Barrister broke Supreme Court embargo in “act of civil disobedience”


Crosland: No choice but to protest decision

A barrister broke the embargo on today’s Supreme Court ruling on the Heathrow airport expansion case “as an act of civil disobedience”.

He is being referred to the Attorney General for possible prosecution for contempt of court.

Tim Crosland, director of Plan B – a charity that supports strategic legal action against climate change – said he was “ready to face the consequences” of his action.

Plan B brought the challenge along with Friends of the Earth and, in a statement issued last night, he said: “I have no choice but to protest the deep immorality of the court’s ruling.”

A lawyer for 25 years and a former legal adviser to government agencies – he was a deputy director at the Serious Organised Crime Agency – Mr Crosland said: “I have deep respect for the rule of law and the vital role of the judicial system in holding power to account. That is why it is a duty to protest a decision that so gravely betrays that purpose.

“I take this act of protest for the sake of my two children and in memory of all those who have lost their lives on the frontline of the climate crisis, in the UK and around the world.”

In a statement, the Supreme Court said the decision about whether Mr Crosland should be prosecuted for contempt was for the Attorney General, rather than the court, to make.

“We will also make a complaint about Mr Crosland’s conduct to the Bar Standards Board, so that it can consider whether disciplinary action should be taken.”

The Supreme Court allowed Heathrow Airport’s appeal against the Court of Appeal’s decision that the airports national policy statement, made by then transport secretary Chris Grayling in 2018, was unlawful because it failed to take into account the Paris agreement on climate change.
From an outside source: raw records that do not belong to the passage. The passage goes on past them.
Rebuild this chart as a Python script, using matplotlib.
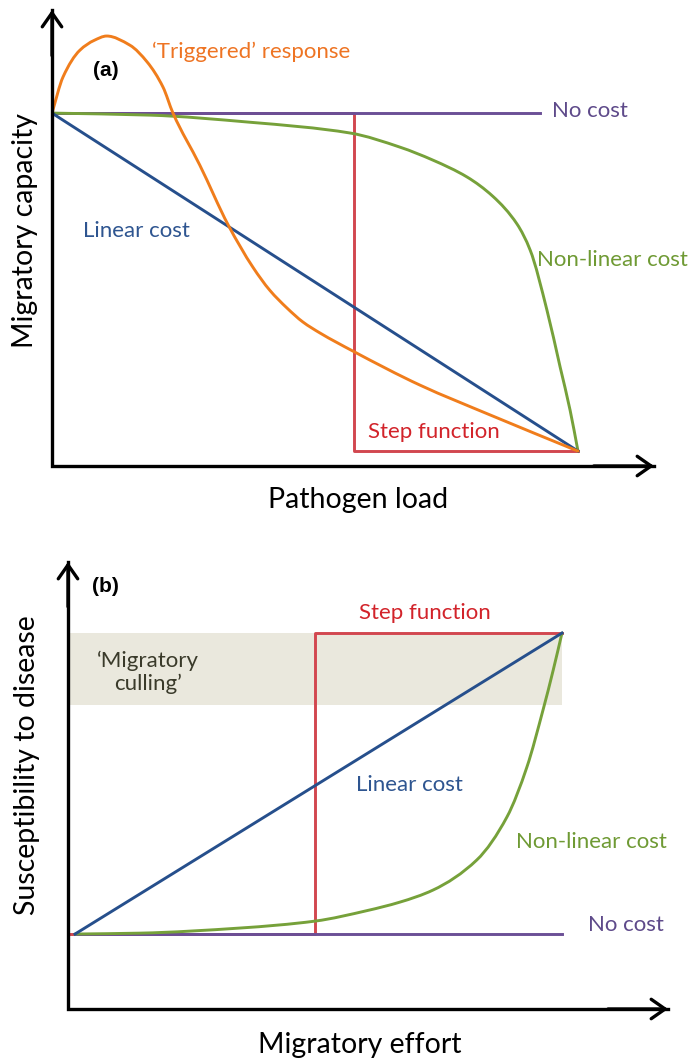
import numpy as np
import matplotlib
matplotlib.use("Agg")
import matplotlib.pyplot as plt
from matplotlib.path import Path
from matplotlib.patches import PathPatch

plt.rcParams['font.family'] = ['Lato', 'DejaVu Sans']

# ---- panel (a): migratory capacity vs pathogen load ----
a_linear_x = [0, 1]
a_linear_y = [1, 0]
a_nocost_x = [0, 0.928]
a_nocost_y = [1, 1]
a_step_x = [0, 0.574, 0.574, 1.0]
a_step_y = [1, 1, 0, 0]
a_trig_x = [0, 0.021, 0.053, 0.080, 0.104, 0.148, 0.181, 0.211, 0.230, 0.281,
            0.335, 0.382, 0.414, 0.447, 0.477, 0.510, 0.572, 0.700, 0.833, 1.0]
a_trig_y = [1.0, 1.107, 1.186, 1.215, 1.228, 1.201, 1.151, 1.077, 1.0, 0.846,
            0.669, 0.544, 0.476, 0.423, 0.382, 0.349, 0.296, 0.195, 0.107, 0.0]
a_nonlin_x = [0, 0.186, 0.376, 0.567, 0.662, 0.724, 0.789, 0.838, 0.884, 0.909,
              0.941, 0.966, 0.985, 1.0]
a_nonlin_y = [1.0, 0.994, 0.973, 0.941, 0.899, 0.861, 0.811, 0.754, 0.672, 0.595,
              0.417, 0.249, 0.121, 0.0]

# ---- panel (b): susceptibility vs migratory effort ----
b_linear_x = [0, 1]
b_linear_y = [0, 1]
b_nocost_x = [0, 1]
b_nocost_y = [0, 0]
b_step_x = [-0.014, 0.493, 0.493, 1.0]
b_step_y = [0, 0, 1, 1]
b_nonlin_x = [0, 0.133, 0.339, 0.493, 0.600, 0.667, 0.735, 0.825, 0.887,
              0.928, 0.961, 0.982, 1.0]
b_nonlin_y = [0, 0.003, 0.020, 0.043, 0.078, 0.106, 0.146, 0.246, 0.389,
              0.555, 0.744, 0.877, 1.0]
b_cull_band = (0.761, 1.0)

c_orange = '#f07d1c'
c_blue = '#264f8c'
c_green = '#76a13a'
c_purple = '#6b4f96'
c_red = '#d2474f'
t_red = '#d2232a'
t_blue = '#2e5590'
t_green = '#6f9a34'
t_purple = '#5e4a8a'
t_orange = '#ee7423'

W, H = 688, 1060
fig = plt.figure(figsize=(W / 100, H / 100), dpi=100)


def make_axes(left, right, bottom, top):
    # pixel box -> figure fraction
    ax = fig.add_axes([left / W, 1 - bottom / H, (right - left) / W, (bottom - top) / H])
    ax.set_axis_off()
    return ax


def draw_arrows(ax):
    lw = 2.4
    ax.plot([0, 0, 1], [1, 0, 0], transform=ax.transAxes, color='black', lw=lw,
            solid_joinstyle='miter', clip_on=False, zorder=5)
    for tip, start in [((0, 1), (0, 0.9)), ((1, 0), (0.9, 0))]:
        ax.annotate('', xy=tip, xytext=start, xycoords='axes fraction',
                    arrowprops=dict(arrowstyle='->, head_length=0.5, head_width=0.35',
                                    lw=lw, color='black', shrinkA=0, shrinkB=0,
                                    mutation_scale=20), zorder=5)


def smooth_curve(ax, xs, ys, **kw):
    # bezier segments through the read points, pchip-style tangents
    x = np.asarray(xs, float)
    y = np.asarray(ys, float)
    h = np.diff(x)
    d = np.diff(y) / h
    m = np.zeros_like(x)
    m[0], m[-1] = d[0], d[-1]
    for i in range(1, len(x) - 1):
        if d[i - 1] * d[i] > 0:
            w1 = 2 * h[i] + h[i - 1]
            w2 = h[i] + 2 * h[i - 1]
            m[i] = (w1 + w2) / (w1 / d[i - 1] + w2 / d[i])
    verts = [(x[0], y[0])]
    codes = [Path.MOVETO]
    for i in range(len(x) - 1):
        verts += [(x[i] + h[i] / 3, y[i] + m[i] * h[i] / 3),
                  (x[i + 1] - h[i] / 3, y[i + 1] - m[i + 1] * h[i] / 3),
                  (x[i + 1], y[i + 1])]
        codes += [Path.CURVE4] * 3
    ax.add_patch(PathPatch(Path(verts, codes), fill=False, capstyle='round', **kw))


lw = 2.1
fs = 16

# panel (a)
ax1 = make_axes(52, 654, 466, 10)
ax1.set_xlim(0, 1.1445)
ax1.set_ylim(-0.044, 1.305)
draw_arrows(ax1)
ax1.plot(a_step_x, a_step_y, color=c_red, lw=lw, zorder=2)
ax1.plot(a_nocost_x, a_nocost_y, color=c_purple, lw=lw, zorder=3)
smooth_curve(ax1, a_nonlin_x, a_nonlin_y, edgecolor=c_green, lw=lw, zorder=3)
ax1.plot(a_linear_x, a_linear_y, color=c_blue, lw=lw, zorder=3)
smooth_curve(ax1, a_trig_x, a_trig_y, edgecolor=c_orange, lw=lw, zorder=4)

ax1.text(0.190, 1.180, "\u2018Triggered\u2019 response", color=t_orange, fontsize=fs,
         va='center', ha='left')
ax1.text(0.103, 1.127, "(a)", fontsize=15, fontweight='bold', va='center', ha='center',
         family=['Liberation Sans', 'DejaVu Sans'])
ax1.text(0.951, 1.006, "No cost", color=t_purple, fontsize=fs, va='center', ha='left')
ax1.text(0.059, 0.651, "Linear cost", color=t_blue, fontsize=fs, va='center', ha='left')
ax1.text(0.922, 0.565, "Non-linear cost", color=t_green, fontsize=fs, va='center', ha='left')
ax1.text(0.601, 0.056, "Step function", color=t_red, fontsize=fs, va='center', ha='left')
fig.text(25 / W, 1 - 230 / H, "Migratory capacity", rotation=90, fontsize=20.5,
         va='center', ha='center')
fig.text(358 / W, 1 - 500 / H, "Pathogen load", fontsize=20.5, va='center', ha='center')

# panel (b)
ax2 = make_axes(68, 668, 1009, 562)
ax2.set_xlim(-0.0144, 1.2177)
ax2.set_ylim(-0.249, 1.236)
ax2.axhspan(b_cull_band[0], b_cull_band[1], xmin=0, xmax=(1.0 + 0.0144) / (1.2177 + 0.0144),
            color='#eae8dd', lw=0, zorder=1)
draw_arrows(ax2)
ax2.plot(b_step_x, b_step_y, color=c_red, lw=lw, zorder=2)
ax2.plot(b_nocost_x, b_nocost_y, color=c_purple, lw=lw, zorder=3)
smooth_curve(ax2, b_nonlin_x, b_nonlin_y, edgecolor=c_green, lw=lw, zorder=3)
ax2.plot(b_linear_x, b_linear_y, color=c_blue, lw=lw, zorder=3)

ax2.text(0.062, 1.156, "(b)", fontsize=15, fontweight='bold', va='center', ha='center',
         family=['Liberation Sans', 'DejaVu Sans'])
ax2.text(0.719, 1.066, "Step function", color=t_red, fontsize=fs, va='center', ha='center')
ax2.text(0.150, 0.870, "\u2018Migratory\nculling\u2019", color='#3a3a2a', fontsize=fs,
         va='center', ha='center', linespacing=1.15)
ax2.text(0.577, 0.495, "Linear cost", color=t_blue, fontsize=fs, va='center', ha='left')
ax2.text(0.906, 0.306, "Non-linear cost", color=t_green, fontsize=fs, va='center', ha='left')
ax2.text(1.053, 0.030, "No cost", color=t_purple, fontsize=fs, va='center', ha='left')
fig.text(27 / W, 1 - 765 / H, "Susceptibility to disease", rotation=90, fontsize=20.5,
         va='center', ha='center')
fig.text(360 / W, 1 - 1045 / H, "Migratory effort", fontsize=20.5, va='center', ha='center')

fig.savefig("out.png", dpi=100)
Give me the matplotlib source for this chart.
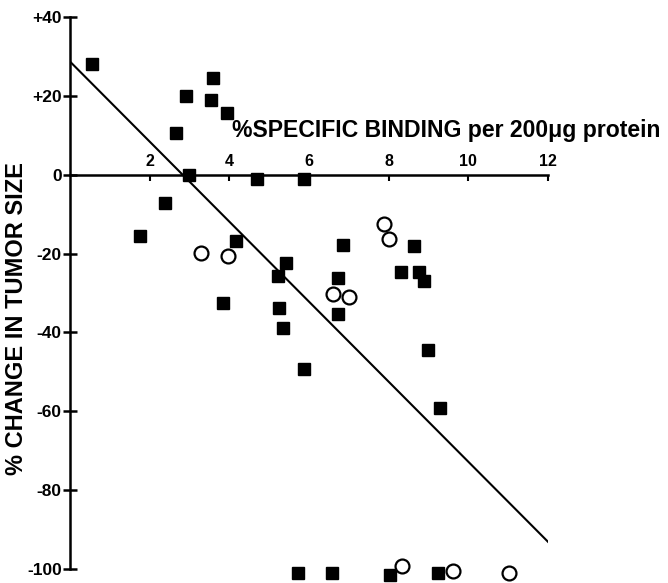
"""
Percent change in tumor size vs. percent specific binding per 200 ug protein.

Filled squares and open circles are two groups of patients; the straight
line is the regression drawn across the whole binding range.
"""

import matplotlib
matplotlib.use('Agg')
import matplotlib.pyplot as plt

# Filled squares
sq_binding = [0.55, 3.6, 2.91, 3.54, 3.94, 2.66, 2.98, 4.69, 5.88, 2.38, 1.76,
              4.17, 5.43, 5.23, 3.85, 5.25, 5.35, 5.88, 6.86, 6.73, 6.73,
              8.32, 8.64, 8.77, 8.89, 9.0, 9.3, 5.73, 6.58, 8.04, 9.25]
sq_change = [28, 24.5, 20, 19, 15.7, 10.7, 0, -1.2, -1.2, -7.3, -15.5,
             -16.8, -22.3, -25.6, -32.5, -33.8, -38.8, -49.2, -17.8, -26.1, -35.3,
             -24.6, -18, -24.6, -26.9, -44.4, -59.1, -101, -101, -101.5, -101]

# Open circles
circ_binding = [3.29, 3.97, 6.61, 7.01, 7.89, 8.02, 8.34, 9.62, 11.03]
circ_change = [-19.8, -20.6, -30.2, -31, -12.6, -16.2, -99.3, -100.5, -101]

# Regression line
LINE_X = [0, 12]
LINE_Y = [28.7, -93.1]

X_TICKS = [2, 4, 6, 8, 10, 12]
Y_TICKS = [40, 20, 0, -20, -40, -60, -80, -100]
Y_TICK_LABELS = ['+40', '+20', '0', '-20', '-40', '-60', '-80', '-100']

FONT = ['Liberation Sans', 'DejaVu Sans']


def plot_binding():
    fig = plt.figure(figsize=(6.68, 5.83), dpi=100)
    ax = fig.add_axes([70 / 668, 14 / 583, 478 / 668, 552 / 583])

    ax.plot(LINE_X, LINE_Y, color='black', lw=1.5, zorder=2)
    ax.plot(sq_binding, sq_change, 's', color='black', ms=8, clip_on=False, zorder=3)
    ax.plot(circ_binding, circ_change, 'o', mfc='white', mec='black', ms=10,
            mew=1.6, clip_on=False, zorder=3)

    ax.set_xlim(0, 12)
    ax.set_ylim(-100, 40)

    # x axis runs along y=0, labels above it, ticks hanging below
    ax.spines['bottom'].set_visible(False)
    ax.spines['right'].set_visible(False)
    ax.spines['top'].set_position(('data', 0))
    ax.spines['top'].set_linewidth(1.8)
    ax.spines['left'].set_linewidth(1.8)
    ax.xaxis.set_ticks_position('top')
    ax.set_xticks(X_TICKS)
    ax.set_xticklabels([str(t) for t in X_TICKS])
    ax.tick_params(axis='x', direction='in', length=4, width=1.5, pad=4)

    ax.set_yticks(Y_TICKS)
    ax.set_yticklabels(Y_TICK_LABELS)
    ax.tick_params(axis='y', direction='inout', length=10, width=1.8, pad=1)

    for lab in ax.get_xticklabels():
        lab.set_family(FONT)
        lab.set_fontweight('bold')
        lab.set_fontsize(11.5)
    for lab in ax.get_yticklabels():
        lab.set_family(FONT)
        lab.set_fontweight('bold')
        lab.set_fontsize(12.5)

    fig.text(232 / 668, 1 - 131 / 583, '%SPECIFIC BINDING per 200\u03bcg protein',
             ha='left', va='center', fontsize=16.6, fontweight='bold', family=FONT)
    fig.text(17 / 668, 1 - 319 / 583, '% CHANGE IN TUMOR SIZE', rotation=90,
             ha='center', va='center', fontsize=17, fontweight='bold', family=FONT)

    fig.savefig('out.png', dpi=100)


if __name__ == '__main__':
    plot_binding()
The statement favoured the development of the third runway at Heathrow.

The Supreme Court rejected Plan B’s argument that the reasons in the ANPS needed to refer to the Paris agreement targets, ruling that the formal ratification of the Paris agreement did not make it government policy for the purposes of section 5(8) of the Planning Act 2008.

This requires the statement to include an explanation of how it takes account of government policy relating to the mitigation of, and adaptation to, climate change.

Three other grounds of challenge also failed.

Mr Crosland said that while Boris Johnson informed Parliament that the government would accept the Court of Appeal and abide by the Paris agreement, “Heathrow Airport Limited, the company which plans to profit from expansion launched an appeal, supported by an army of lawyers”.

He said that while Mr Grayling had assessed climate impacts of Heathrow expansion against the historic temperature limit of 2˚C warming, had he used the 1.5˚C measure in the Paris agreement, he would not have approved the expansion.

“The consequences for humanity of exceeding the 1.5˚C temperature limit are dire, with the younger generation and the Global South on the frontline,” Mr Crosland said.

“The pandemic has reminded us of our subjection to natural laws. The Paris temperature limit is all that divides us from a grim future of crisis upon crisis. The government was right to accept the Court of Appeal’s verdict. The Supreme Court’s judgment, which has legitimised Mr Grayling’s use of the deadly 2˚C threshold, has betrayed us all.”

We have approached the Supreme Court for comment.